# Task to complete
Print only the lines from the top of the data through the line with "positions = [1, 2, 3, 4]", both included, skipping every picture.

# Recorded information
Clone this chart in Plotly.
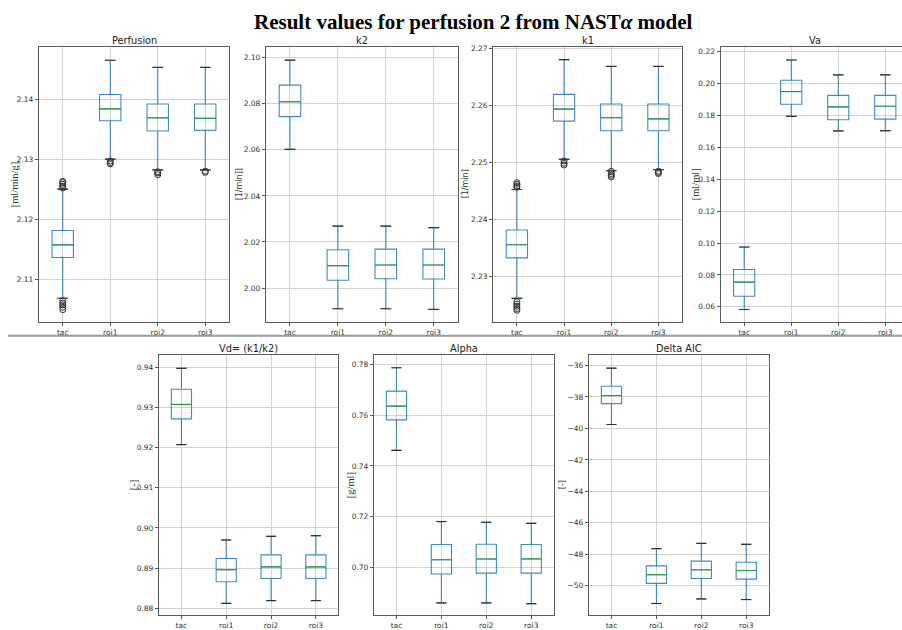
import plotly.graph_objects as go

# Category labels shared by every panel
categories = ["tac", "roi1", "roi2", "roi3"]
positions = [1, 2, 3, 4]

# Five-number summaries per category: [lower whisker, Q1, median, Q3, upper whisker]
perfusion = [
    [2.1068, 2.1136, 2.1157, 2.1181, 2.1250],
    [2.1300, 2.1364, 2.1384, 2.1408, 2.1465],
    [2.1282, 2.1347, 2.1369, 2.1392, 2.1453],
    [2.1282, 2.1348, 2.1368, 2.1392, 2.1453],
]
perfusion_outliers = [
    [2.1252, 2.1255, 2.1258, 2.1261, 2.1263, 2.1049, 2.1053, 2.1057, 2.1060, 2.1064],
    [2.1297, 2.1294, 2.1292],
    [2.1279, 2.1277, 2.1274],
    [2.1280, 2.1278],
]

k2 = [
    [2.0602, 2.0744, 2.0809, 2.0881, 2.0989],
    [1.9910, 2.0034, 2.0097, 2.0166, 2.0269],
    [1.9910, 2.0040, 2.0100, 2.0169, 2.0269],
    [1.9907, 2.0039, 2.0100, 2.0169, 2.0262],
]
k2_outliers = [[], [], [], []]

k1 = [
    [2.2262, 2.2333, 2.2356, 2.2382, 2.2453],
    [2.2506, 2.2573, 2.2594, 2.2620, 2.2681],
    [2.2486, 2.2556, 2.2579, 2.2603, 2.2669],
    [2.2488, 2.2556, 2.2577, 2.2603, 2.2669],
]
k1_outliers = [
    [2.2465, 2.2462, 2.2459, 2.2457, 2.2256, 2.2252, 2.2248, 2.2244, 2.2241],
    [2.2503, 2.2499, 2.2496],
    [2.2485, 2.2481, 2.2478, 2.2475],
    [2.2485, 2.2483, 2.2481],
]

va = [
    [0.0583, 0.0666, 0.0755, 0.0834, 0.0975],
    [0.1795, 0.1870, 0.1950, 0.2021, 0.2148],
    [0.1703, 0.1773, 0.1854, 0.1926, 0.2055],
    [0.1705, 0.1777, 0.1858, 0.1926, 0.2055],
]
va_outliers = [[], [], [], []]

vd = [
    [0.9208, 0.9272, 0.9308, 0.9346, 0.9398],
    [0.8812, 0.8866, 0.8896, 0.8924, 0.8970],
    [0.8819, 0.8874, 0.8903, 0.8933, 0.8979],
    [0.8819, 0.8874, 0.8903, 0.8933, 0.8981],
]
vd_outliers = [[], [], [], []]

alpha = [
    [0.7461, 0.7581, 0.7635, 0.7694, 0.7786],
    [0.6861, 0.6975, 0.7031, 0.7091, 0.7181],
    [0.6861, 0.6978, 0.7034, 0.7092, 0.7178],
    [0.6858, 0.6978, 0.7034, 0.7091, 0.7174],
]
alpha_outliers = [[], [], [], []]

delta_aic = [
    [-39.75, -38.42, -37.91, -37.32, -36.17],
    [-51.13, -49.85, -49.30, -48.74, -47.64],
    [-50.84, -49.54, -48.99, -48.44, -47.31],
    [-50.88, -49.58, -49.03, -48.51, -47.37],
]
delta_aic_outliers = [[], [], [], []]

W, H = 902, 630
SERIF = "Liberation Serif, Times New Roman, serif"
SANS = "DejaVu Sans, sans-serif"
BOX_BLUE = "rgba(31,119,180,0.85)"
MEDIAN_GREEN = "rgba(44,160,44,0.85)"
BOX_WIDTH = 0.45
TICK_FONT = dict(family=SANS, size=7.5, color="#333333")

# Panel layout: pixel frame (left, right, top, bottom), axis settings and labels
panels = [
    dict(title="Perfusion", ylabel="[ml/min/g]", lfont=SERIF, lx=14, stats=perfusion,
         outl=perfusion_outliers, frame=(39, 229, 44.5, 321.7), yr=[2.1029, 2.1487], dt=0.01, fmt=".2f"),
    dict(title="k2", ylabel="[1/min]]", lfont=SANS, lx=239, stats=k2,
         outl=k2_outliers, frame=(266, 457.7, 44.5, 321.7), yr=[1.9854, 2.1046], dt=0.02, fmt=".2f"),
    dict(title="k1", ylabel="[1/min]", lfont=SANS, lx=465, stats=k1,
         outl=k1_outliers, frame=(493.3, 682, 44.5, 321.7), yr=[2.2221, 2.2703], dt=0.01, fmt=".2f"),
    dict(title="Va", ylabel="[ml/ml]", lfont=SERIF, lx=695, stats=va,
         outl=va_outliers, frame=(720.7, 908.8, 44.5, 321.7), yr=[0.0507, 0.2229], dt=0.02, fmt=".2f"),
    dict(title="Vd= (k1/k2)", ylabel="[-]", lfont=SERIF, lx=133, stats=vd,
         outl=vd_outliers, frame=(159, 338.3, 355.7, 618), yr=[0.87827, 0.94305], dt=0.01, fmt=".2f"),
    dict(title="Alpha", ylabel="[g/ml]", lfont=SERIF, lx=350, stats=alpha,
         outl=alpha_outliers, frame=(374, 553.7, 355.7, 618), yr=[0.6813, 0.7835], dt=0.02, fmt=".2f"),
    dict(title="Delta AIC", ylabel="[-]", lfont=SANS, lx=562, stats=delta_aic,
         outl=delta_aic_outliers, frame=(589, 768.7, 355.7, 618), yr=[-51.87, -35.35], dt=2, fmt="d"),
]

fig = go.Figure()
layout = {}
annotations = []

for i, p in enumerate(panels, start=1):
    sfx = "" if i == 1 else str(i)
    xa, ya = "x" + sfx, "y" + sfx
    left, right, top, bottom = p["frame"]
    # keep the data-to-pixel scale, clipping the frame at the page edge if needed
    px_per_unit = (right - left) / 4.0
    vis_right = min(right, W)
    xmax = 0.5 + (vis_right - left) / px_per_unit
    xdom = [left / W, vis_right / W]
    ydom = [1 - bottom / H, 1 - top / H]

    stats = p["stats"]
    lo = [s[0] for s in stats]
    q1 = [s[1] for s in stats]
    med = [s[2] for s in stats]
    q3 = [s[3] for s in stats]
    hi = [s[4] for s in stats]

    fig.add_trace(go.Box(
        x=positions, q1=q1, median=med, q3=q3, lowerfence=lo, upperfence=hi,
        width=BOX_WIDTH, whiskerwidth=0.5, boxpoints=False,
        line=dict(color=BOX_BLUE, width=1.1), fillcolor="rgba(0,0,0,0)",
        xaxis=xa, yaxis=ya, showlegend=False, hoverinfo="skip",
    ))

    # green median bars
    mx, my = [], []
    for pos, m in zip(positions, med):
        mx += [pos - BOX_WIDTH / 2, pos + BOX_WIDTH / 2, None]
        my += [m, m, None]
    fig.add_trace(go.Scatter(x=mx, y=my, mode="lines",
                             line=dict(color=MEDIAN_GREEN, width=1.2),
                             xaxis=xa, yaxis=ya, showlegend=False, hoverinfo="skip"))

    # dark whisker caps
    cx, cy = [], []
    for pos, a, b in zip(positions, lo, hi):
        for v in (a, b):
            cx += [pos - BOX_WIDTH / 4, pos + BOX_WIDTH / 4, None]
            cy += [v, v, None]
    fig.add_trace(go.Scatter(x=cx, y=cy, mode="lines",
                             line=dict(color="#333333", width=1.2),
                             xaxis=xa, yaxis=ya, showlegend=False, hoverinfo="skip"))

    # flier points
    ox, oy = [], []
    for pos, vals in zip(positions, p["outl"]):
        ox += [pos] * len(vals)
        oy += vals
    if ox:
        fig.add_trace(go.Scatter(x=ox, y=oy, mode="markers",
                                 marker=dict(symbol="circle-open", size=6,
                                             color="#333333", line=dict(width=1)),
                                 xaxis=xa, yaxis=ya, showlegend=False, hoverinfo="skip"))

    clipped = right > W
    layout["xaxis" + sfx] = dict(
        domain=xdom, anchor=ya, range=[0.5, xmax],
        tickmode="array", tickvals=positions, ticktext=categories,
        showgrid=True, gridcolor="#d2d2d2", gridwidth=1, zeroline=False,
        showline=True, mirror=True, linecolor="#5a5a5a", linewidth=1.3,
        ticks="outside", ticklen=3, tickcolor="#555555",
        tickfont=TICK_FONT,
    )
    layout["yaxis" + sfx] = dict(
        domain=ydom, anchor=xa, range=p["yr"], dtick=p["dt"], tick0=0,
        tickformat=p["fmt"],
        showgrid=True, gridcolor="#d2d2d2", gridwidth=1, zeroline=False,
        showline=True, mirror=not clipped, linecolor="#5a5a5a", linewidth=1.3,
        ticks="outside", ticklen=3, tickcolor="#555555",
        tickfont=TICK_FONT,
    )

    # panel title
    annotations.append(dict(
        text=p["title"], xref="paper", yref="paper",
        x=(left + right) / 2 / W, y=1 - (top - 6.5) / H,
        xanchor="center", yanchor="middle", showarrow=False,
        font=dict(family=SANS, size=9.8, color="#222222"),
    ))
    # y-axis label
    annotations.append(dict(
        text=p["ylabel"], xref="paper", yref="paper",
        x=p["lx"] / W, y=1 - (top + bottom) / 2 / H, textangle=-90,
        xanchor="center", yanchor="middle", showarrow=False,
        font=dict(family=p["lfont"], size=10.5 if p["lfont"] == SERIF else 8, color="#333333"),
    ))

# figure title
annotations.append(dict(
    text="<b>Result values for perfusion 2 from NAST<i>α</i> model</b>",
    xref="paper", yref="paper", x=473 / W, y=1 - 19 / H,
    xanchor="center", yanchor="middle", showarrow=False,
    font=dict(family=SERIF, size=21, color="#000000"),
))

fig.update_layout(
    width=W, height=H,
    margin=dict(l=0, r=0, t=0, b=0),
    paper_bgcolor="white", plot_bgcolor="white",
    showlegend=False,
    annotations=annotations,
    shapes=[dict(type="line", xref="paper", yref="paper",
                 x0=8 / W, x1=1, y0=1 - 336 / H, y1=1 - 336 / H,
                 line=dict(color="#9a9a9a", width=2))],
    **layout,
)

fig.write_html("out.html")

# Exercise solution
Clone this chart in Plotly.
import plotly.graph_objects as go

# Category labels shared by every panel
categories = ["tac", "roi1", "roi2", "roi3"]
positions = [1, 2, 3, 4]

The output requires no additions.